Dann kommt vom Politikwissenschaftler Tomas Greven die Hamburger Replik, so heißt der zweite Akt im Ritual der Hamburg Lectures. Greven ist konkreter, schärfer, und noch ratloser, was Europa betrifft. Er beobachte als Gutachter der Deutschen Forschungsgemeinschaft, wie immer mehr politische Theorien zurechtgelogen würden. Damit meinte er nicht Habermas, aber doch die Agonie eines begriffsimperialistischen Sprechens, das die Wirklichkeit kaum mehr zu fassen vermag. Kein Wunder, dass in der anschließenden Diskussion einige peinliche Verschwörungsneurotiker zum Beispiel mit Reden über den ständig stattfindenden Einsatz der Neutronenbombe, deren Opfer auch Lady Diana geworden sei, die Szene beherrschten.

Ein paar vernünftige Worte noch vom bündnisgrünen Senator Wilfried Maier, der mit dem habermasschen Appell für eine politische Mobilisierung pro Europa nichts anfangen konnte, die einzige europäische Bewegung auf der Straße, siehe Göteborg, sei ja eher Protestfolklore, die ohne jede Sprache demonstriere: „Wir wollen das alles nicht.“ Zum Schluss werden im Foyer des Audimax Wein und Orangensaft gereicht. Die Getränke reichen, weil die Meisten, vor allem die Jüngeren, schon weg sind.

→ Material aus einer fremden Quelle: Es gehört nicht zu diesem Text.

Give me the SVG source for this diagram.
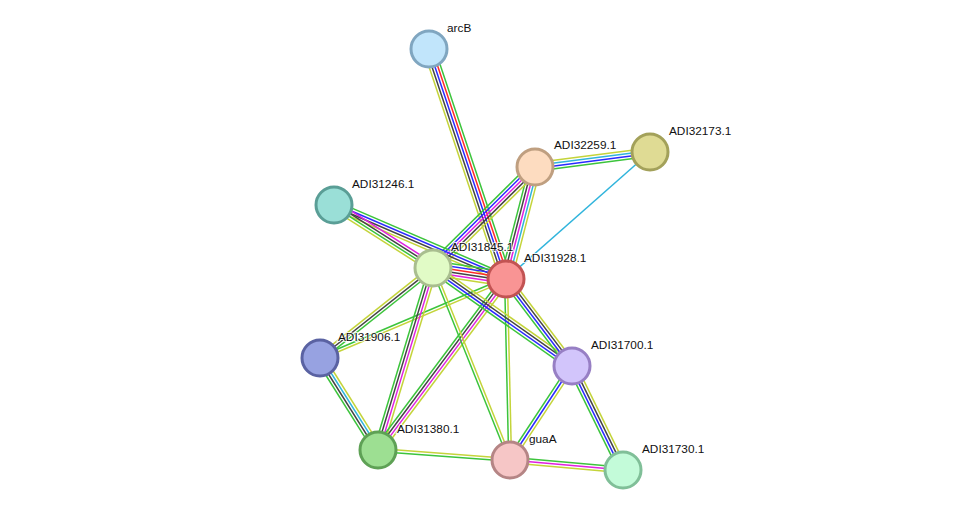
<svg xmlns="http://www.w3.org/2000/svg" width="975" height="516" viewBox="0 0 975 516">
<style>
line{stroke-width:1.5;fill:none}
.g{stroke:#3cc43c}.r{stroke:#ff2a2a}.b{stroke:#2a2aff}.k{stroke:#444444}.m{stroke:#e020e0}.c{stroke:#30b4dc}.y{stroke:#c4d43a}
circle{stroke-width:3}
text{font-family:"Liberation Sans",Arial,sans-serif;font-size:11.8px;fill:#111;stroke:#fff;stroke-width:2;paint-order:stroke;stroke-opacity:0.8}
</style>
<rect width="975" height="516" fill="#fff"/>
<g id="edges">
<g transform="translate(429 49) rotate(71.5)"><line x2="242.5" y1="5.6" y2="5.6" class="y"/><line x2="242.5" y1="2.8" y2="2.8" class="k"/><line x2="242.5" class="b"/><line x2="242.5" y1="-2.8" y2="-2.8" class="r"/><line x2="242.5" y1="-5.6" y2="-5.6" class="g"/></g>
<g transform="translate(535 167) rotate(-7.4)"><line x2="116" y1="-4.2" y2="-4.2" class="y"/><line x2="116" y1="-1.4" y2="-1.4" class="c"/><line x2="116" y1="1.4" y2="1.4" class="b"/><line x2="116" y1="4.2" y2="4.2" class="g"/></g>
<line x1="650" y1="152" x2="506" y2="279" class="c"/>
<g transform="translate(535 167) rotate(104.5)"><line x2="115.7" y1="5.6" y2="5.6" class="g"/><line x2="115.7" y1="2.8" y2="2.8" class="k"/><line x2="115.7" class="m"/><line x2="115.7" y1="-2.8" y2="-2.8" class="c"/><line x2="115.7" y1="-5.6" y2="-5.6" class="y"/></g>
<g transform="translate(535 167) rotate(135.3)"><line x2="143.5" y1="5.6" y2="5.6" class="g"/><line x2="143.5" y1="2.8" y2="2.8" class="b"/><line x2="143.5" class="m"/><line x2="143.5" y1="-2.8" y2="-2.8" class="k"/><line x2="143.5" y1="-5.6" y2="-5.6" class="y"/></g>
<g transform="translate(334 205) rotate(23.3)"><line x2="187.2" y1="-4.2" y2="-4.2" class="g"/><line x2="187.2" y1="-1.4" y2="-1.4" class="b"/><line x2="187.2" y1="1.4" y2="1.4" class="k"/><line x2="187.2" y1="4.2" y2="4.2" class="y"/></g>
<g transform="translate(334 205) rotate(32.5)"><line x2="117.3" y1="-4.2" y2="-4.2" class="m"/><line x2="117.3" y1="-1.4" y2="-1.4" class="k"/><line x2="117.3" y1="1.4" y2="1.4" class="g"/><line x2="117.3" y1="4.2" y2="4.2" class="y"/></g>
<g transform="translate(433 268) rotate(8.6)"><line x2="73.8" y1="-7" y2="-7" class="g"/><line x2="73.8" y1="-4.2" y2="-4.2" class="b"/><line x2="73.8" y1="-1.4" y2="-1.4" class="r"/><line x2="73.8" y1="1.4" y2="1.4" class="k"/><line x2="73.8" y1="4.2" y2="4.2" class="m"/><line x2="73.8" y1="7" y2="7" class="y"/></g>
<g transform="translate(320 358) rotate(-38.5)"><line x2="144.5" y1="-2.8" y2="-2.8" class="y"/><line x2="144.5" class="k"/><line x2="144.5" y1="2.8" y2="2.8" class="g"/></g>
<g transform="translate(320 358) rotate(-23)"><line x2="202.1" y1="-1.4" y2="-1.4" class="g"/><line x2="202.1" y1="1.4" y2="1.4" class="y"/></g>
<g transform="translate(320 358) rotate(57.8)"><line x2="108.8" y1="4.2" y2="4.2" class="g"/><line x2="108.8" y1="1.4" y2="1.4" class="k"/><line x2="108.8" y1="-1.4" y2="-1.4" class="c"/><line x2="108.8" y1="-4.2" y2="-4.2" class="y"/></g>
<g transform="translate(433 268) rotate(106.8)"><line x2="190.1" y1="4.2" y2="4.2" class="g"/><line x2="190.1" y1="1.4" y2="1.4" class="k"/><line x2="190.1" y1="-1.4" y2="-1.4" class="m"/><line x2="190.1" y1="-4.2" y2="-4.2" class="y"/></g>
<g transform="translate(506 279) rotate(126.8)"><line x2="213.6" y1="4.2" y2="4.2" class="g"/><line x2="213.6" y1="1.4" y2="1.4" class="k"/><line x2="213.6" y1="-1.4" y2="-1.4" class="m"/><line x2="213.6" y1="-4.2" y2="-4.2" class="y"/></g>
<g transform="translate(378 450) rotate(4.3)"><line x2="132.4" y1="-1.4" y2="-1.4" class="y"/><line x2="132.4" y1="1.4" y2="1.4" class="g"/></g>
<g transform="translate(433 268) rotate(68.1)"><line x2="206.9" y1="1.4" y2="1.4" class="g"/><line x2="206.9" y1="-1.4" y2="-1.4" class="y"/></g>
<g transform="translate(506 279) rotate(88.7)"><line x2="181" y1="1.4" y2="1.4" class="g"/><line x2="181" y1="-1.4" y2="-1.4" class="y"/></g>
<g transform="translate(433 268) rotate(35.2)"><line x2="170.1" y1="-4.2" y2="-4.2" class="y"/><line x2="170.1" y1="-1.4" y2="-1.4" class="k"/><line x2="170.1" y1="1.4" y2="1.4" class="b"/><line x2="170.1" y1="4.2" y2="4.2" class="g"/></g>
<g transform="translate(506 279) rotate(52.8)"><line x2="109.2" y1="4.2" y2="4.2" class="g"/><line x2="109.2" y1="1.4" y2="1.4" class="b"/><line x2="109.2" y1="-1.4" y2="-1.4" class="k"/><line x2="109.2" y1="-4.2" y2="-4.2" class="y"/></g>
<g transform="translate(572 366) rotate(123.4)"><line x2="112.6" y1="2.8" y2="2.8" class="g"/><line x2="112.6" class="b"/><line x2="112.6" y1="-2.8" y2="-2.8" class="y"/></g>
<g transform="translate(572 366) rotate(63.9)"><line x2="115.8" y1="4.2" y2="4.2" class="g"/><line x2="115.8" y1="1.4" y2="1.4" class="b"/><line x2="115.8" y1="-1.4" y2="-1.4" class="k"/><line x2="115.8" y1="-4.2" y2="-4.2" class="y"/></g>
<g transform="translate(510 460) rotate(5.1)"><line x2="113.4" y1="-2.8" y2="-2.8" class="g"/><line x2="113.4" class="m"/><line x2="113.4" y1="2.8" y2="2.8" class="y"/></g>
</g>
<g id="node-arcB"><circle cx="429" cy="49" r="18" fill="#c1e5fb" stroke="#80a6c0"/><text x="447" y="32">arcB</text></g>
<g id="node-ADI32259.1"><circle cx="535" cy="167" r="18" fill="#fddcc0" stroke="#bf9f80"/><text x="554" y="149">ADI32259.1</text></g>
<g id="node-ADI32173.1"><circle cx="650" cy="152" r="18" fill="#dfdb94" stroke="#a3a15a"/><text x="669" y="135">ADI32173.1</text></g>
<g id="node-ADI31246.1"><circle cx="334" cy="205" r="18" fill="#9adfd7" stroke="#5a9e96"/><text x="352" y="188">ADI31246.1</text></g>
<g id="node-ADI31845.1"><circle cx="433" cy="268" r="18" fill="#e1fbc6" stroke="#a9be8f"/><text x="451" y="251">ADI31845.1</text></g>
<g id="node-ADI31928.1"><circle cx="506" cy="279" r="18" fill="#f99494" stroke="#c25353"/><text x="524" y="262">ADI31928.1</text></g>
<g id="node-ADI31906.1"><circle cx="320" cy="358" r="18" fill="#97a2e1" stroke="#5a62a2"/><text x="338" y="341">ADI31906.1</text></g>
<g id="node-ADI31700.1"><circle cx="572" cy="366" r="18" fill="#d2c5fb" stroke="#977fc4"/><text x="591" y="349">ADI31700.1</text></g>
<g id="node-ADI31380.1"><circle cx="378" cy="450" r="18" fill="#9ddf92" stroke="#5ea155"/><text x="397" y="433">ADI31380.1</text></g>
<g id="node-guaA"><circle cx="510" cy="460" r="18" fill="#f6c6c6" stroke="#b58585"/><text x="529" y="443">guaA</text></g>
<g id="node-ADI31730.1"><circle cx="623" cy="470" r="18" fill="#c3fbd9" stroke="#80bf98"/><text x="642" y="453">ADI31730.1</text></g>
</svg>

Ach Europa! Aber so schwach ist es auch wieder nicht. Beim Wein erzählt ein Physiker, eine der Koryphäen vom Desy, von seinem europäischen Alltag – es sei heute egal, ob man sich in Stockholm oder Amsterdam treffe, und wenn es nach Amsterdam gehe, fliege er nicht, sondern fahre mit dem Nachtzug. Da erfreue er sich an der international gemischten Jugendszene auf dem Weg nach Holland. Da wachse doch was! Ja, aber den Theoretikern fehlt angesichts dieser Unübersichtlichkeit die Sprache. Und da hatten wir doch so auf eine zündende Rede von Jürgen Habermas gehofft.